**What is expected**
Copy the entries below exactly. Images do not belong in the copy.

------------------------------------------------------------------------

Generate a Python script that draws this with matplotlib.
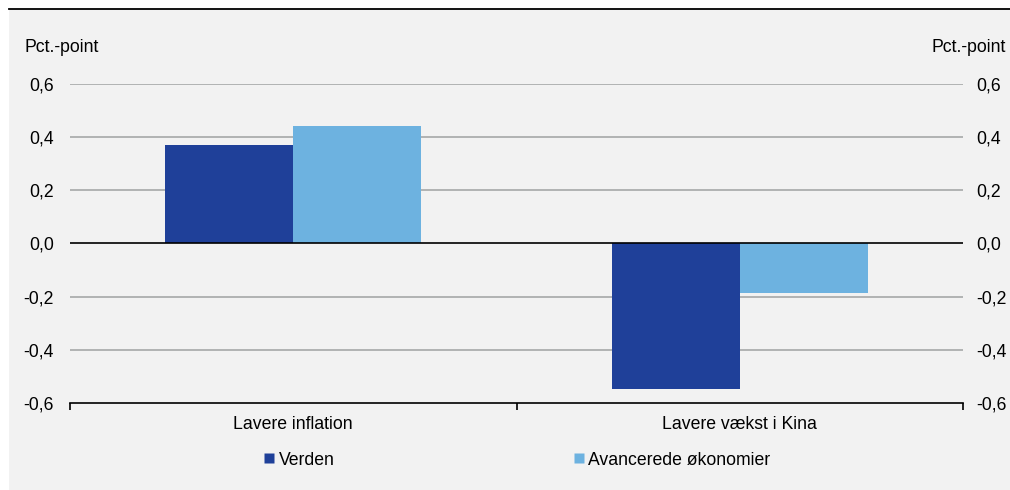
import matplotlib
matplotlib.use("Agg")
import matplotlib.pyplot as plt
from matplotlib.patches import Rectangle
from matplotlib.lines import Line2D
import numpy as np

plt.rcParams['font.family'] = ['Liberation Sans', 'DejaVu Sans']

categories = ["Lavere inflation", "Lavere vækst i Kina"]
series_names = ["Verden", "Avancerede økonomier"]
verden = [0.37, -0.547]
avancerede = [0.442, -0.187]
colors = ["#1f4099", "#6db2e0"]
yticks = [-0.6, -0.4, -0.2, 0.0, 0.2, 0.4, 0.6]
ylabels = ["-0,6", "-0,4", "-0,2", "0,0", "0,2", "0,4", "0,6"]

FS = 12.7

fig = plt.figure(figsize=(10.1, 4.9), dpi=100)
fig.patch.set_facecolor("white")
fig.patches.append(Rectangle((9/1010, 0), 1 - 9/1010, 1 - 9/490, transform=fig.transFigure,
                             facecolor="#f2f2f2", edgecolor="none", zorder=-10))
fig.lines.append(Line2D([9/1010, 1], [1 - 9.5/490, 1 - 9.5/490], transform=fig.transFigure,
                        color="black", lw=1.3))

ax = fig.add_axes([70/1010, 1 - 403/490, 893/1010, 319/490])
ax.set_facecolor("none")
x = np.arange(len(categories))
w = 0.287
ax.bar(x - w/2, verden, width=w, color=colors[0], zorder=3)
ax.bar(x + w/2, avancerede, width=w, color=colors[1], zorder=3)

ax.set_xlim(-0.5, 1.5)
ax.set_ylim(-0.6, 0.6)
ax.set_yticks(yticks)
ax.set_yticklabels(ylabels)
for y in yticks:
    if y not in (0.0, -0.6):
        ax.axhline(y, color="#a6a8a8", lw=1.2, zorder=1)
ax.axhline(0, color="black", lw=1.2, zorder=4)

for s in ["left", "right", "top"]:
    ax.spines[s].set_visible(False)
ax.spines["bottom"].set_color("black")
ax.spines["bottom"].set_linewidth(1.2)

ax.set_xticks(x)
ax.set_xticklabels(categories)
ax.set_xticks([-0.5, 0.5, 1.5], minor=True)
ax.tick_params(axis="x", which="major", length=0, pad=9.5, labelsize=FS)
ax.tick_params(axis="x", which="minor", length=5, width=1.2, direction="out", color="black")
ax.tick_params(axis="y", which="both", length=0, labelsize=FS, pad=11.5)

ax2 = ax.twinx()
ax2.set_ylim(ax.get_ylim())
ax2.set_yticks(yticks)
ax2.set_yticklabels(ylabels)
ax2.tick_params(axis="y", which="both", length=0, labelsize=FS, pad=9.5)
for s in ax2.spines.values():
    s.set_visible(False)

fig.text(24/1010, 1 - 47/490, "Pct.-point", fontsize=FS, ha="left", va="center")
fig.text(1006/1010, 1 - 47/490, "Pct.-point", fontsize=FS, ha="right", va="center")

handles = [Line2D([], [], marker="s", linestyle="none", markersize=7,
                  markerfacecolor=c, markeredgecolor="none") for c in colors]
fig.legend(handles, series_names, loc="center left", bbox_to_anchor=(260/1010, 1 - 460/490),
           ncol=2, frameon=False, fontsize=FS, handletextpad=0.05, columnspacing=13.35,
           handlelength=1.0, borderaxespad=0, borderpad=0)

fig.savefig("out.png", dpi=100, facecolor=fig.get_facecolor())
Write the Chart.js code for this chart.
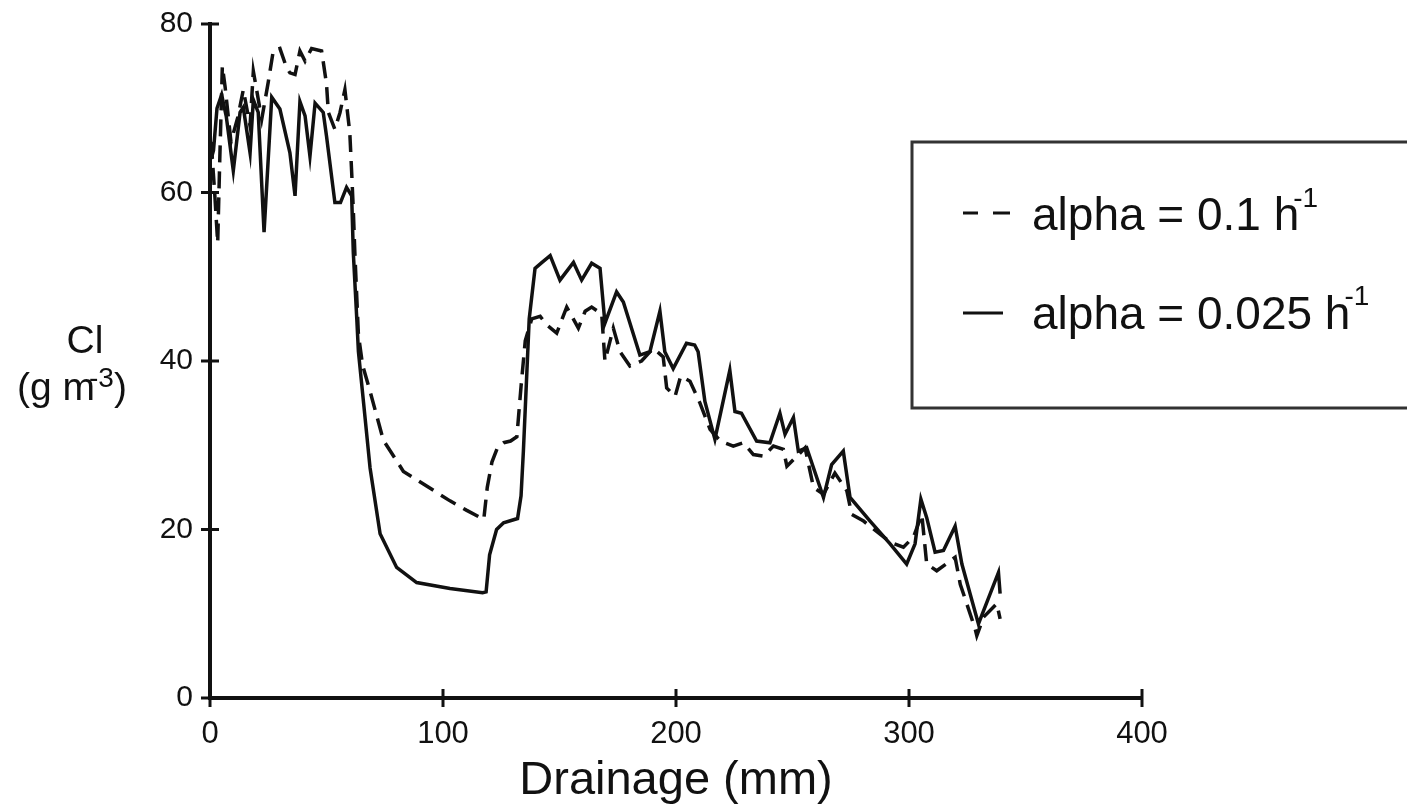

------------------------------------------------------------------------

**Solution to this task**
Generate a Python script that draws this with matplotlib.
import matplotlib
matplotlib.use("Agg")
import matplotlib.pyplot as plt
from matplotlib.patches import Rectangle
from matplotlib.lines import Line2D
import numpy as np

plt.rcParams['font.family'] = ['Liberation Sans', 'DejaVu Sans']

categories = ["Lavere inflation", "Lavere vækst i Kina"]
series_names = ["Verden", "Avancerede økonomier"]
verden = [0.37, -0.547]
avancerede = [0.442, -0.187]
colors = ["#1f4099", "#6db2e0"]
yticks = [-0.6, -0.4, -0.2, 0.0, 0.2, 0.4, 0.6]
ylabels = ["-0,6", "-0,4", "-0,2", "0,0", "0,2", "0,4", "0,6"]

FS = 12.7

fig = plt.figure(figsize=(10.1, 4.9), dpi=100)
fig.patch.set_facecolor("white")
fig.patches.append(Rectangle((9/1010, 0), 1 - 9/1010, 1 - 9/490, transform=fig.transFigure,
                             facecolor="#f2f2f2", edgecolor="none", zorder=-10))
fig.lines.append(Line2D([9/1010, 1], [1 - 9.5/490, 1 - 9.5/490], transform=fig.transFigure,
                        color="black", lw=1.3))

ax = fig.add_axes([70/1010, 1 - 403/490, 893/1010, 319/490])
ax.set_facecolor("none")
x = np.arange(len(categories))
w = 0.287
ax.bar(x - w/2, verden, width=w, color=colors[0], zorder=3)
ax.bar(x + w/2, avancerede, width=w, color=colors[1], zorder=3)

ax.set_xlim(-0.5, 1.5)
ax.set_ylim(-0.6, 0.6)
ax.set_yticks(yticks)
ax.set_yticklabels(ylabels)
for y in yticks:
    if y not in (0.0, -0.6):
        ax.axhline(y, color="#a6a8a8", lw=1.2, zorder=1)
ax.axhline(0, color="black", lw=1.2, zorder=4)

for s in ["left", "right", "top"]:
    ax.spines[s].set_visible(False)
ax.spines["bottom"].set_color("black")
ax.spines["bottom"].set_linewidth(1.2)

ax.set_xticks(x)
ax.set_xticklabels(categories)
ax.set_xticks([-0.5, 0.5, 1.5], minor=True)
ax.tick_params(axis="x", which="major", length=0, pad=9.5, labelsize=FS)
ax.tick_params(axis="x", which="minor", length=5, width=1.2, direction="out", color="black")
ax.tick_params(axis="y", which="both", length=0, labelsize=FS, pad=11.5)

ax2 = ax.twinx()
ax2.set_ylim(ax.get_ylim())
ax2.set_yticks(yticks)
ax2.set_yticklabels(ylabels)
ax2.tick_params(axis="y", which="both", length=0, labelsize=FS, pad=9.5)
for s in ax2.spines.values():
    s.set_visible(False)

fig.text(24/1010, 1 - 47/490, "Pct.-point", fontsize=FS, ha="left", va="center")
fig.text(1006/1010, 1 - 47/490, "Pct.-point", fontsize=FS, ha="right", va="center")

handles = [Line2D([], [], marker="s", linestyle="none", markersize=7,
                  markerfacecolor=c, markeredgecolor="none") for c in colors]
fig.legend(handles, series_names, loc="center left", bbox_to_anchor=(260/1010, 1 - 460/490),
           ncol=2, frameon=False, fontsize=FS, handletextpad=0.05, columnspacing=13.35,
           handlelength=1.0, borderaxespad=0, borderpad=0)

fig.savefig("out.png", dpi=100, facecolor=fig.get_facecolor())
Write the Chart.js code for this chart.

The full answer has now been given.